Doch das scheint nicht möglich zu sein. Nicht zuletzt, weil über 70 Prozent der Staatsbetriebe hoch verschuldet sind und kurz vor der Pleite stehen. Um Kosten zu sparen, werden ihre Mitarbeiter häufig in unbezahlten Zwangsurlaub geschickt. Lukaschenkos Wirtschaftspolitik habe versagt, meint Anatolij Schumtschenko, Vorsitzender der belarussischen Unternehmer-Vereinigung "Perspektive": "Das heutige Regime versteht sehr gut, dass es mit freien Unternehmern nicht konkurrieren kann. Deswegen wird versucht es, sie mit allen Mitteln vom Markt zu verdrängen. So bleibt das gesamte Potential von Kleinbetrieben auf der Strecke. Den meisten Unternehmern bleibt nichts anderes übrig, als Steuern zu hinterziehen und nach besseren Arbeitsbedingungen in benachbarten EU-Ländern zu suchen. Als Folge davon wird immer mehr Kapital das Land verlassen."

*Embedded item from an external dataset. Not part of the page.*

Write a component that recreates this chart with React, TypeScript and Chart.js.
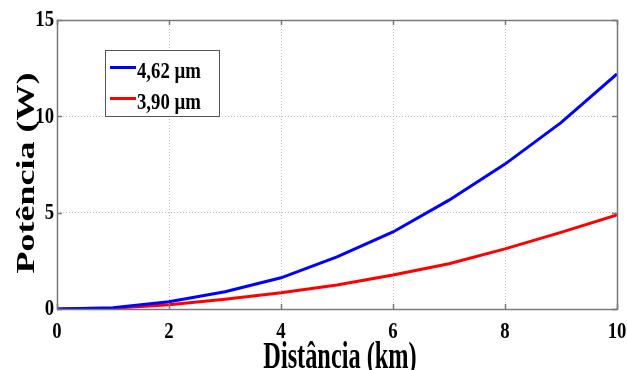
import React, { useEffect, useRef } from "react";
import { Chart, registerables } from "chart.js";

Chart.register(...registerables);

const distanceKm = [0, 1, 2, 3, 4, 5, 6, 7, 8, 9, 10];
const power462 = [0, 0.07, 0.38, 0.9, 1.62, 2.7, 4.0, 5.65, 7.52, 9.67, 12.2];
const power390 = [0, 0.04, 0.22, 0.5, 0.84, 1.25, 1.76, 2.35, 3.12, 3.98, 4.88];
const xTicks = [0, 2, 4, 6, 8, 10];
const yTicks = [0, 5, 10, 15];
const seriesLabels = ["4,62 µm", "3,90 µm"];
const seriesColors = ["#0000ff", "#ff0000"];
const xTitle = "Distância (km)";
const yTitle = "Potência (W)";

const SERIF = '"Liberation Serif", "Times New Roman", serif';

function drawText(
  ctx: CanvasRenderingContext2D,
  text: string,
  x: number,
  y: number,
  size: number,
  align: CanvasTextAlign,
  baseline: CanvasTextBaseline,
  sx: number,
  rotate = 0
) {
  ctx.save();
  ctx.translate(x, y);
  ctx.scale(sx, 1);
  if (rotate) ctx.rotate(rotate);
  ctx.font = `bold ${size}px ${SERIF}`;
  ctx.fillStyle = "#000";
  ctx.textAlign = align;
  ctx.textBaseline = baseline;
  ctx.fillText(text, 0, 0);
  ctx.restore();
}

const decorPlugin = {
  id: "decor",
  afterDraw(chart: any) {
    const ctx: CanvasRenderingContext2D = chart.ctx;
    const { left, right, top, bottom } = chart.chartArea;
    const xs = chart.scales.x;
    const ys = chart.scales.y;
    ctx.save();
    // frame
    ctx.strokeStyle = "#7a7a7a";
    ctx.lineWidth = 1.5;
    ctx.strokeRect(Math.round(left) + 0.5, Math.round(top) + 0.5, Math.round(right - left), Math.round(bottom - top));
    // inward ticks
    ctx.lineWidth = 1.5;
    const tl = 5;
    xTicks.forEach((v) => {
      const px = Math.round(xs.getPixelForValue(v)) + 0.5;
      ctx.beginPath();
      ctx.moveTo(px, bottom);
      ctx.lineTo(px, bottom - tl);
      ctx.moveTo(px, top);
      ctx.lineTo(px, top + tl);
      ctx.stroke();
    });
    yTicks.forEach((v) => {
      const py = Math.round(ys.getPixelForValue(v)) + 0.5;
      ctx.beginPath();
      ctx.moveTo(left, py);
      ctx.lineTo(left + tl, py);
      ctx.moveTo(right, py);
      ctx.lineTo(right - tl, py);
      ctx.stroke();
    });
    ctx.restore();

    // tick labels
    xTicks.forEach((v) => {
      drawText(ctx, String(v), xs.getPixelForValue(v), 338, 24, "center", "alphabetic", 0.78);
    });
    yTicks.forEach((v) => {
      drawText(ctx, String(v), 54, ys.getPixelForValue(v), 24, "right", "middle", 0.78);
    });

    // axis titles
    drawText(ctx, xTitle, (left + right) / 2 + 3, 368, 38, "center", "alphabetic", 0.64);
    drawText(ctx, yTitle, 34, 173, 36, "center", "alphabetic", 0.7, -Math.PI / 2);

    // legend
    ctx.save();
    ctx.fillStyle = "#fff";
    ctx.fillRect(105.5, 50.5, 114, 66);
    ctx.strokeStyle = "#555";
    ctx.lineWidth = 1;
    ctx.strokeRect(105.5, 50.5, 114, 66);
    const rowsY = [67.5, 98.5];
    seriesLabels.forEach((lab, i) => {
      ctx.strokeStyle = seriesColors[i];
      ctx.lineWidth = 3;
      ctx.beginPath();
      ctx.moveTo(110, rowsY[i]);
      ctx.lineTo(136, rowsY[i]);
      ctx.stroke();
      drawText(ctx, lab, 137, rowsY[i] + 10.5, 24, "left", "alphabetic", 0.78);
    });
    ctx.restore();
  },
};

export default function App() {
  const ref = useRef<HTMLCanvasElement | null>(null);
  useEffect(() => {
    document.body.style.margin = "0";
    if (!ref.current) return;
    const chart = new Chart(ref.current, {
      type: "line",
      data: {
        labels: distanceKm,
        datasets: [
          {
            label: seriesLabels[0],
            data: distanceKm.map((x, i) => ({ x, y: power462[i] })),
            borderColor: seriesColors[0],
            borderWidth: 3,
            pointRadius: 0,
            tension: 0,
            fill: false,
          },
          {
            label: seriesLabels[1],
            data: distanceKm.map((x, i) => ({ x, y: power390[i] })),
            borderColor: seriesColors[1],
            borderWidth: 3,
            pointRadius: 0,
            tension: 0,
            fill: false,
          },
        ],
      },
      options: {
        animation: false,
        responsive: false,
        maintainAspectRatio: false,
        layout: { padding: { left: 0, right: 10, top: 20, bottom: 0 } },
        plugins: { legend: { display: false }, tooltip: { enabled: false } },
        scales: {
          x: {
            type: "linear",
            min: 0,
            max: 10,
            ticks: { display: false, stepSize: 2 },
            grid: { color: "#bdbdbd", lineWidth: 1, drawTicks: false },
            border: { display: false, dash: [1, 2] },
            afterFit: (s: any) => {
              s.height = 61;
            },
          },
          y: {
            type: "linear",
            min: 0,
            max: 15,
            ticks: { display: false, stepSize: 5 },
            grid: { color: "#bdbdbd", lineWidth: 1, drawTicks: false },
            border: { display: false, dash: [1, 2] },
            afterFit: (s: any) => {
              s.width = 57;
            },
          },
        },
      },
      plugins: [decorPlugin],
    } as any);
    return () => chart.destroy();
  }, []);
  return (
    <div style={{ width: 627, height: 370, background: "#fff" }}>
      <canvas ref={ref} width={627} height={370} style={{ display: "block" }} />
    </div>
  );
}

Viele Unternehmer sitzen im Gefängnis
Doch anstatt die Auswanderung von Kleinunternehmern zu verhindern, setzt das belarussische Regime sie mit neuen Lizenzvorschriften und Steuerinspektionen immer stärker unter Druck. Bereits bei einem geringen Verdacht werden viele von ihnen verhaftet und zu hohen Geld- oder Freiheitsstrafen verurteilt. Rund 7.000 Unternehmer sitzen landesweit aufgrund von "Wirtschaftsdelikten" im Gefängnis – hauptsächlich wegen Steuerhinterziehung und Schmiergeldzahlungen, heißt es offiziell. Doch in den meisten Fällen steckt mehr dahinter.
Das hat auch Nikolaj Awtuchowitsch in den letzten Jahren am eigenen Leibe gespürt. Im Jahr 2002 hatte er ein Taxiunternehmen gegründet. Alle bürokratischen Voraussetzungen dafür waren erfüllt. Drei Jahre später wurde der Unternehmer wegen Steuerhinterziehung und illegalem Personen-Transport zu dreieinhalb Jahren Freiheitsentzug in einer geschlossenen Anstalt verurteilt. Am vergangenen Freitag (18.1.) wurde er unerwartet frei gelassen: "Wie es dazu kommen konnte, bleibt für mich immer noch ein Rätsel. Allem Anschein nach hat es einen Befehl von oben gegeben. In kürzester Zeit wurden alle notwendigen Papiere vorbereitet und ich konnte das Gefängnis sofort verlassen“.
Der Taxiunternehmer hatte Glück, seine Strafe wurde abgemildert. In den restlichen anderthalb Jahren seiner Strafe muss Nikolaj Awtuchowitsch gemeinnützige Arbeiten in seinem Heimatort verrichten. Obwohl er nicht an Protestaktionen teilnehmen darf, zeigt er sich mit seinen ehemaligen Kollegen solidarisch, denn sie kämpfen nicht nur für ihre Rechte, sondern auch für freie Marktwirtschaft und Demokratie in Weißrussland. Genau davor fürchte sich das diktatorische Regime des Präsidenten Lukaschenko, behauptet Ales Michalevich von der oppositionellen Volkspartei BNF: „Lukaschenko will seine Kontrolle über sämtliche Bereiche behalten. Er will bestimmen, wer Geld aus dem Staatshaushalt erhält und auch wie viel. Jeden, der nach Unabhängigkeit strebt, betrachtet er als einen potentiellen Gegner“. Und diese lässt er am liebsten vor dem Beginn geplanter Protestaktionen einsperren. So wurden auch in den letzten Tagen über fünfzig Aktivisten verhaftet und zu kurzen Haftstrafen verurteilt, damit sie nicht an der Kundgebung teilnehmen können.